General Discussion
In reply to the discussion: Why Were 10,000 Nazis Given Safe Haven in US? Kinda creepy, where are they now? [View all]OldDem2012
(3,526 posts)Von Braun was a member of the SS even though he stated he was forced to join for political reasons. Von Braun also knew slave labor picked from the Buchenwald concentration camp worked in the factory producing parts for his V-2 rocket program. More people died producing the rockets in his factory than those killed by the rockets themselves. The US took in the German scientists because of what they knew and what they could produce. Quite simply, we were willing to sacrifice our stated ideals for the sake of technological progress in the field of rocketry.
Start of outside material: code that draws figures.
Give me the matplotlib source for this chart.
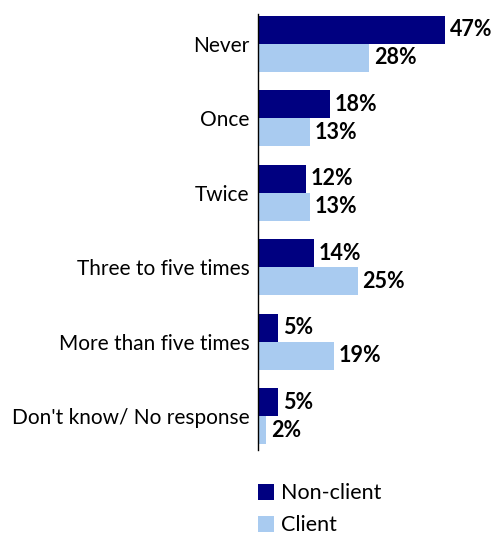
import matplotlib
matplotlib.use("Agg")
import matplotlib.pyplot as plt
import numpy as np

categories = ["Never", "Once", "Twice", "Three to five times",
              "More than five times", "Don't know/ No response"]
non_client = [47, 18, 12, 14, 5, 5]
client = [28, 13, 13, 25, 19, 2]

NAVY = "#000080"
LIGHT = "#A9CBF0"

plt.rcParams["font.family"] = ["Lato", "DejaVu Sans"]

fig = plt.figure(figsize=(4.96, 5.37), dpi=100)
ax = fig.add_axes([0.52, 0.162, 0.478, 0.812])

y = np.arange(len(categories))
h = 0.375
b1 = ax.barh(y - h / 2, non_client, height=h, color=NAVY, label="Non-client")
b2 = ax.barh(y + h / 2, client, height=h, color=LIGHT, label="Client")

# value labels just past the end of each bar
for bars, vals in ((b1, non_client), (b2, client)):
    for bar, v in zip(bars, vals):
        ax.text(v + 1.2, bar.get_y() + bar.get_height() / 2, f"{v}%",
                va="center", ha="left", fontsize=15.5, fontweight="bold")

ax.set_xlim(0, 59.5)
ax.set_ylim(len(categories) - 0.544, -0.4)
ax.set_yticks(y)
ax.set_yticklabels(categories, fontsize=15)
ax.tick_params(axis="y", length=0, pad=6)
ax.set_xticks([])
for s in ("top", "right", "bottom"):
    ax.spines[s].set_visible(False)
ax.spines["left"].set_linewidth(1.0)

fig.legend(loc="upper left", bbox_to_anchor=(0.502, 0.116), frameon=False,
           fontsize=15.5, handlelength=0.75, handleheight=0.75, handletextpad=0.35,
           labelspacing=0.55, borderaxespad=0)

fig.savefig("out.png", dpi=100)
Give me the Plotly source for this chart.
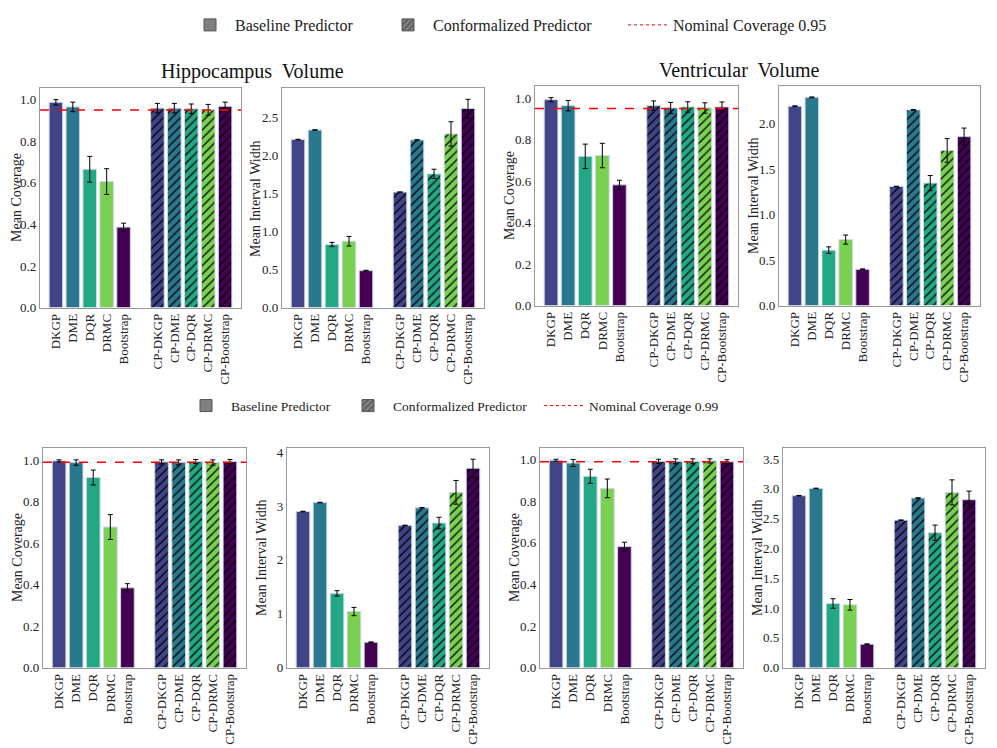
import plotly.graph_objects as go
from plotly.subplots import make_subplots

# the page body has an 8px margin, so the figure is drawn 8px in from the window corner
OFF = 8
W, H = 997 - OFF, 748 - OFF


def px_x(p):
    return (p - OFF) / W


def px_y(p):
    return 1 - (p - OFF) / H


methods = ["DKGP", "DME", "DQR", "DRMC", "Bootstrap"]
cp_methods = ["CP-DKGP", "CP-DME", "CP-DQR", "CP-DRMC", "CP-Bootstrap"]
colors = ["#414487", "#2a788e", "#22a884", "#7ad151", "#440154"]
base_x = [0, 1, 2, 3, 4]
cp_x = [6, 7, 8, 9, 10]

# ---- nominal 0.95 ----
hip95_cov = [0.987, 0.965, 0.665, 0.606, 0.387]
hip95_cov_err = [0.013, 0.023, 0.062, 0.062, 0.019]
hip95_cp_cov = [0.959, 0.959, 0.956, 0.951, 0.968]
hip95_cp_cov_err = [0.023, 0.023, 0.023, 0.026, 0.020]
hip95_wid = [2.205, 2.331, 0.828, 0.871, 0.485]
hip95_wid_err = [0.004, 0.004, 0.028, 0.063, 0.005]
hip95_cp_wid = [1.516, 2.201, 1.755, 2.279, 2.613]
hip95_cp_wid_err = [0.002, 0.003, 0.061, 0.160, 0.121]

ven95_cov = [0.992, 0.963, 0.719, 0.723, 0.582]
ven95_cov_err = [0.010, 0.025, 0.059, 0.059, 0.022]
ven95_cp_cov = [0.963, 0.952, 0.957, 0.952, 0.957]
ven95_cp_cov_err = [0.023, 0.027, 0.025, 0.025, 0.024]
ven95_wid = [2.192, 2.290, 0.610, 0.726, 0.399]
ven95_wid_err = [0.004, 0.004, 0.036, 0.050, 0.005]
ven95_cp_wid = [1.310, 2.152, 1.347, 1.706, 1.858]
ven95_cp_wid_err = [0.003, 0.004, 0.083, 0.130, 0.094]

# ---- nominal 0.99 ----
hip99_cov = [0.997, 0.989, 0.917, 0.678, 0.385]
hip99_cov_err = [0.005, 0.013, 0.036, 0.060, 0.020]
hip99_cp_cov = [0.992, 0.990, 0.994, 0.989, 0.994]
hip99_cp_cov_err = [0.010, 0.012, 0.010, 0.013, 0.010]
hip99_wid = [2.897, 3.063, 1.378, 1.041, 0.472]
hip99_wid_err = [0.005, 0.005, 0.050, 0.077, 0.005]
hip99_cp_wid = [2.640, 2.965, 2.683, 3.253, 3.700]
hip99_cp_wid_err = [0.003, 0.004, 0.107, 0.220, 0.168]

ven99_cov = [0.997, 0.984, 0.920, 0.862, 0.582]
ven99_cov_err = [0.005, 0.017, 0.034, 0.045, 0.021]
ven99_cp_cov = [0.992, 0.992, 0.992, 0.994, 0.990]
ven99_cp_cov_err = [0.010, 0.012, 0.012, 0.010, 0.010]
ven99_wid = [2.884, 3.006, 1.076, 1.054, 0.394]
ven99_wid_err = [0.005, 0.005, 0.080, 0.089, 0.005]
ven99_cp_wid = [2.474, 2.845, 2.263, 2.940, 2.818]
ven99_cp_wid_err = [0.003, 0.004, 0.128, 0.210, 0.144]

panels = [
    # row, col, base, base_err, cp, cp_err, nominal, yrange, dtick, ytitle
    (1, 1, hip95_cov, hip95_cov_err, hip95_cp_cov, hip95_cp_cov_err, 0.95, [0, 1.054], 0.2, "Mean Coverage"),
    (1, 2, hip95_wid, hip95_wid_err, hip95_cp_wid, hip95_cp_wid_err, None, [0, 2.877], 0.5, "Mean Interval Width"),
    (1, 3, ven95_cov, ven95_cov_err, ven95_cp_cov, ven95_cp_cov_err, 0.95, [0, 1.056], 0.2, "Mean Coverage"),
    (1, 4, ven95_wid, ven95_wid_err, ven95_cp_wid, ven95_cp_wid_err, None, [0, 2.41], 0.5, "Mean Interval Width"),
    (2, 1, hip99_cov, hip99_cov_err, hip99_cp_cov, hip99_cp_cov_err, 0.99, [0, 1.057], 0.2, "Mean Coverage"),
    (2, 2, hip99_wid, hip99_wid_err, hip99_cp_wid, hip99_cp_wid_err, None, [0, 4.067], 1, "Mean Interval Width"),
    (2, 3, ven99_cov, ven99_cov_err, ven99_cp_cov, ven99_cp_cov_err, 0.99, [0, 1.054], 0.2, "Mean Coverage"),
    (2, 4, ven99_wid, ven99_wid_err, ven99_cp_wid, ven99_cp_wid_err, None, [0, 3.677], 0.5, "Mean Interval Width"),
]

# panel boxes in window pixels (left, right, top, bottom)
boxes = {
    (1, 1): (40, 241, 83, 304), (1, 2): (282, 484, 83, 304),
    (1, 3): (535, 738, 81, 302), (1, 4): (779, 980, 81, 302),
    (2, 1): (43, 246, 446, 667), (2, 2): (287, 489, 446, 667),
    (2, 3): (540, 743, 446, 667), (2, 4): (783, 985, 446, 667),
}

FONT = "Liberation Serif"
edge = dict(color="#cdd6ea", width=1)
errstyle = dict(type="data", color="black", thickness=1, width=2.5)
hatch = dict(shape="/", fillmode="overlay", fgcolor="#000000", fgopacity=0.85, size=6, solidity=0.25)

fig = make_subplots(rows=2, cols=4)
annotations = []

for row, col, base, base_err, cp, cp_err, nominal, yr, dt, ytitle in panels:
    fig.add_trace(go.Bar(x=base_x, y=base, width=0.8,
                         marker=dict(color=colors, line=edge),
                         error_y=dict(array=base_err, **errstyle),
                         showlegend=False), row=row, col=col)
    # conformalized bars one trace each, so the hatch stays dark on every colour
    for xi, yi, ei, ci in zip(cp_x, cp, cp_err, colors):
        fig.add_trace(go.Bar(x=[xi], y=[yi], width=0.8,
                             marker=dict(color=ci, line=edge, pattern=hatch),
                             error_y=dict(array=[ei], **errstyle),
                             showlegend=False), row=row, col=col)
    if nominal is not None:
        fig.add_hline(y=nominal, line=dict(color="red", dash="dash", width=1.5), row=row, col=col)
    l, r, t, b = boxes[(row, col)]
    fig.update_xaxes(domain=[px_x(l), px_x(r)], range=[-0.94, 10.94], automargin=False,
                     tickvals=base_x + cp_x, ticktext=methods + cp_methods, tickangle=-90,
                     showline=True, mirror=True, linecolor="#999999", linewidth=1.2,
                     ticks="", showgrid=False, zeroline=False,
                     tickfont=dict(size=13, color="#222222"), row=row, col=col)
    fig.update_yaxes(domain=[px_y(b), px_y(t)], range=yr, dtick=dt, automargin=False,
                     tickformat=".1f" if dt < 1 else "d",
                     showline=True, mirror=True, linecolor="#999999", linewidth=1.2,
                     ticks="", showgrid=False, zeroline=False,
                     tickfont=dict(size=13, color="#222222"), row=row, col=col)
    # y-axis title placed beside the tick labels (kept inside the page at the far left)
    annotations.append(dict(text=ytitle, x=px_x(max(l - 26, 17)), y=px_y((t + b) / 2),
                            xref="paper", yref="paper",
                            xanchor="center", yanchor="middle", textangle=-90, showarrow=False,
                            font=dict(size=14, family=FONT, color="#222222")))

# legend entries, one small legend per entry so each sits where the reference has it
# (x values are where each entry's text starts, in window pixels)
legend_rows = [
    ("0.95", ["legend", "legend2", "legend3"], [235, 433, 673], 19, 16),
    ("0.99", ["legend4", "legend5", "legend6"], [231, 393, 589], 403, 13.5),
]
legend_layout = {}
for nom, names, xs, ypix, fsize in legend_rows:
    fig.add_trace(go.Bar(x=[None], y=[None], name="Baseline Predictor", legend=names[0],
                         marker=dict(color="#808080", line=dict(color="#555555", width=1))))
    fig.add_trace(go.Bar(x=[None], y=[None], name="Conformalized Predictor", legend=names[1],
                         marker=dict(color="#808080", line=dict(color="#555555", width=1),
                                     pattern=dict(shape="/", fillmode="overlay",
                                                  fgcolor="#222222", size=5, solidity=0.3))))
    fig.add_trace(go.Scatter(x=[None], y=[None], mode="lines", name="Nominal Coverage " + nom,
                             legend=names[2], line=dict(color="red", dash="dot", width=1)))
    for name, xp in zip(names, xs):
        legend_layout[name] = dict(x=px_x(xp - 50), y=px_y(ypix), xanchor="left", yanchor="middle",
                                   orientation="h", itemwidth=40,
                                   font=dict(family=FONT, size=fsize, color="#222222"),
                                   bgcolor="rgba(0,0,0,0)")

annotations += [
    dict(text="Hippocampus  Volume", x=px_x(252), y=px_y(66), xref="paper", yref="paper",
         xanchor="center", yanchor="middle",
         showarrow=False, font=dict(size=20, family=FONT, color="#111111")),
    dict(text="Ventricular  Volume", x=px_x(739), y=px_y(64), xref="paper", yref="paper",
         xanchor="center", yanchor="middle",
         showarrow=False, font=dict(size=20, family=FONT, color="#111111")),
]

fig.update_layout(
    width=W, height=H,
    margin=dict(l=0, r=0, t=0, b=0),
    plot_bgcolor="white", paper_bgcolor="white",
    font=dict(family=FONT, color="#222222"),
    barmode="overlay",
    annotations=annotations,
    **legend_layout,
)

fig.write_html("out.html")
Additionally, we took German Major General Reinhard Gehlen who served as chief of the German Army's military intelligence unit on the Eastern Front in World War II. Immediately following the end of the war, he was recruited by the United States military to set up a spy ring known as the Gehlen Group to be directed against the Soviet Union. The Gehlen Group employed up to 10,000 former SS, SD and Wehrmacht officers, all seeking revenge on the Soviet Union. This spy organization later became a branch of the CIA after 1947 and drove many of our beliefs about the capabilities of the Soviet Union during the Cold War. Gehlen eventually became head of the West German intelligence apparatus and served as the first president of the Federal Intelligence Service until 1968. Again, we sacrificed our ideals for the sake of gathering what amounted to be tainted/slanted intelligence.
And yes....they would have made very good right-wingers in the US, and would have been accepted with open arms by those who supported the Nazis during the early years of WWII, people like Prescott Bush and George Herbert Walker among many others.